### Written task
Search the data for the word "this" and copy every line that contains it.

### Records shown
########################################

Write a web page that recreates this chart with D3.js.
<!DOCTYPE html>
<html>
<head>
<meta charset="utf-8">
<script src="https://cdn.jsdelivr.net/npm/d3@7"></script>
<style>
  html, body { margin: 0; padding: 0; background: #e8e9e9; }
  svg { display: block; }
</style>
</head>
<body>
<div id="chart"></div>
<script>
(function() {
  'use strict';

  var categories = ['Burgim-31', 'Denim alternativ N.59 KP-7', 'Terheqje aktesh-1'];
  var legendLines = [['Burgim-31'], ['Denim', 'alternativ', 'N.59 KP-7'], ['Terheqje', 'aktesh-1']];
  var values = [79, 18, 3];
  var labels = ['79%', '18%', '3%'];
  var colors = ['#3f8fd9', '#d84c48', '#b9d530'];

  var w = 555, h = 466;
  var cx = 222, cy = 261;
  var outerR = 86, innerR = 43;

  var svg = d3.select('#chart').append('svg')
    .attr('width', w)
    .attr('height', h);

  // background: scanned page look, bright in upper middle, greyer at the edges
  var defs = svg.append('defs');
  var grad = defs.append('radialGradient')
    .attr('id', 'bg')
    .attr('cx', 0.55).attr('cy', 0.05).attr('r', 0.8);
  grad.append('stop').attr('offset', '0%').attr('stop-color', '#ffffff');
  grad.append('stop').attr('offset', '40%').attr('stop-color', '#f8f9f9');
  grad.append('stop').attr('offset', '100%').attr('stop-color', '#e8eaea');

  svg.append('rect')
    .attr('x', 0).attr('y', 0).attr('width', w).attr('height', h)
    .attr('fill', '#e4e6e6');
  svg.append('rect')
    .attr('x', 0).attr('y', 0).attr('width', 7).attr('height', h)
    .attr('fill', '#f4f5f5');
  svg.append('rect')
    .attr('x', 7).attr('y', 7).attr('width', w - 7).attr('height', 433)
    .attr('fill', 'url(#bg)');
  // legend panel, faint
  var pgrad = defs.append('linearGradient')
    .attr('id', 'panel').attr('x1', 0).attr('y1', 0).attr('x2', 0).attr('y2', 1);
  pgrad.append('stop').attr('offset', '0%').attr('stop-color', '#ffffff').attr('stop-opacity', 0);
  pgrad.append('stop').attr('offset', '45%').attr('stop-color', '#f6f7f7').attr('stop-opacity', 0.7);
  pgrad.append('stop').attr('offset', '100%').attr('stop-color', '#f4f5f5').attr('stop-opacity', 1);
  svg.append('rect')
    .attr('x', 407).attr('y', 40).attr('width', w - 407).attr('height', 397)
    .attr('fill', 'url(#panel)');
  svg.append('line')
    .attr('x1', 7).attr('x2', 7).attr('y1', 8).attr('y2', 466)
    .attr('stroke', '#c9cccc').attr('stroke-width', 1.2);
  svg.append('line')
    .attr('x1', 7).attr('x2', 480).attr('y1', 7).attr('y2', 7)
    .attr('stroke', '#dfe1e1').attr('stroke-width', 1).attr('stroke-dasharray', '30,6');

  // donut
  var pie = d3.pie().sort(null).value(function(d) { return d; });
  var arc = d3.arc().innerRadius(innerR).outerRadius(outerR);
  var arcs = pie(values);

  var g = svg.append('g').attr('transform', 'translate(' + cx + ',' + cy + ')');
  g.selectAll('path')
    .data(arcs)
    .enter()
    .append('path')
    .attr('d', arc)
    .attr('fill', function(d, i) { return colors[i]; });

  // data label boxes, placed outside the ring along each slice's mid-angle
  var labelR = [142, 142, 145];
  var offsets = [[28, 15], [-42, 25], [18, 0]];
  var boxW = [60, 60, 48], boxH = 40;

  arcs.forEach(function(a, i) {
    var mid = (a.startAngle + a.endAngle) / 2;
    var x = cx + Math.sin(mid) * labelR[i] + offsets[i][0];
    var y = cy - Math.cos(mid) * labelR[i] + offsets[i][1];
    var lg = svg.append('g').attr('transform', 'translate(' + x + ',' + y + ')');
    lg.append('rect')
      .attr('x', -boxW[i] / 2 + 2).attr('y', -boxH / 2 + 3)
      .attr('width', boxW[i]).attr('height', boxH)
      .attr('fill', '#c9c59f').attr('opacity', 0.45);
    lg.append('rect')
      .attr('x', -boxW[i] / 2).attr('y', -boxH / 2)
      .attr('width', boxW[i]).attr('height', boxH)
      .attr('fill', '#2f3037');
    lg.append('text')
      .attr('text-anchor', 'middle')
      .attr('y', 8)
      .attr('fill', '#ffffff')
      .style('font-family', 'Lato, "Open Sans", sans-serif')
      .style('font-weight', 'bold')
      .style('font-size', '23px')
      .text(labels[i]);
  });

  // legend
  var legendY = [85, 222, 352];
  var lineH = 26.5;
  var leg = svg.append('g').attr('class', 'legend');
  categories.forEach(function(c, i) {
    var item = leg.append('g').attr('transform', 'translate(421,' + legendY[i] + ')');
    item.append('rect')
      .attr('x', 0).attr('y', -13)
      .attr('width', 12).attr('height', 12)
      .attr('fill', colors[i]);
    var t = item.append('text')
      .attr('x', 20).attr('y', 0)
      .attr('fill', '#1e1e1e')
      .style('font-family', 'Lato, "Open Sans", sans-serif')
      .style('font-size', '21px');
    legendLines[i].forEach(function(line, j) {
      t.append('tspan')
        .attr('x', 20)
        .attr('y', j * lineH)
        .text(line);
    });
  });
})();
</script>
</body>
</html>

########################################

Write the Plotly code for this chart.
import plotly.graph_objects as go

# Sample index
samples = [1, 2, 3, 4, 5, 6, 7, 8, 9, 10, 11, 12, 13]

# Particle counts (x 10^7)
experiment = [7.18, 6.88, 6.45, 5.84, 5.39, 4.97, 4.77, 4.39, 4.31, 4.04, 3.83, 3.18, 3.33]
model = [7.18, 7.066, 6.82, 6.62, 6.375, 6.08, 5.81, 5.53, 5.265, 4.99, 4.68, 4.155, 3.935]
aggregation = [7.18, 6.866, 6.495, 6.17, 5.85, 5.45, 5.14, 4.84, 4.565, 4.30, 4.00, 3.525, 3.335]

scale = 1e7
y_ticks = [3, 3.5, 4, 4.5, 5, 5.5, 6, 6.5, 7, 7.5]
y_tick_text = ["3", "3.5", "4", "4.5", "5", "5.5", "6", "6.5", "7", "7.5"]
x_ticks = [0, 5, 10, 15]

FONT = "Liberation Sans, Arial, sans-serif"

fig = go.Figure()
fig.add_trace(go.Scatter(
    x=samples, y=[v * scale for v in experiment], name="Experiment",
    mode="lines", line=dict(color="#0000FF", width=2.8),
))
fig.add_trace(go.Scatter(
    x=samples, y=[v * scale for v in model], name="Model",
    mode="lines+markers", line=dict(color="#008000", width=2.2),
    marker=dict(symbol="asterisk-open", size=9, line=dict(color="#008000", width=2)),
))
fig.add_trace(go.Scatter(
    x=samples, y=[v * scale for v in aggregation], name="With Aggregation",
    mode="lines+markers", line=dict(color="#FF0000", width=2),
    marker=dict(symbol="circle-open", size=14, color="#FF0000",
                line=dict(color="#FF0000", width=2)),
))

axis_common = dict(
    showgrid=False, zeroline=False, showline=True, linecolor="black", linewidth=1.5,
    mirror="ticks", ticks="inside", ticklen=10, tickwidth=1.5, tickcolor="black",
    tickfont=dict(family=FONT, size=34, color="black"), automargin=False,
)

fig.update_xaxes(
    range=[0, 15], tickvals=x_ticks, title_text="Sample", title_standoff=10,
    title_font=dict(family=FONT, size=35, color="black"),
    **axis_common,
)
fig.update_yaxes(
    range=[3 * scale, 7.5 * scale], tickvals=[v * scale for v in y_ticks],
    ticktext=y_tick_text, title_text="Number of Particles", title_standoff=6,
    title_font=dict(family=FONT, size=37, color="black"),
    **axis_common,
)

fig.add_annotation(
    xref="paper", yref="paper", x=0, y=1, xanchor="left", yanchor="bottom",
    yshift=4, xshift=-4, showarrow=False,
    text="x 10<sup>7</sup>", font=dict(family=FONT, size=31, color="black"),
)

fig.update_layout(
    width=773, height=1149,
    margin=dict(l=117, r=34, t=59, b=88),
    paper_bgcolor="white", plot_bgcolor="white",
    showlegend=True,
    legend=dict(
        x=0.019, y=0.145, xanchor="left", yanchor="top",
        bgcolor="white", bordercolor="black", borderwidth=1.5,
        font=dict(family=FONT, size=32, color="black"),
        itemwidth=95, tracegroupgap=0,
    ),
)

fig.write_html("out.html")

########################################

### Result
Write a web page that recreates this chart with D3.js.
Write the Plotly code for this chart.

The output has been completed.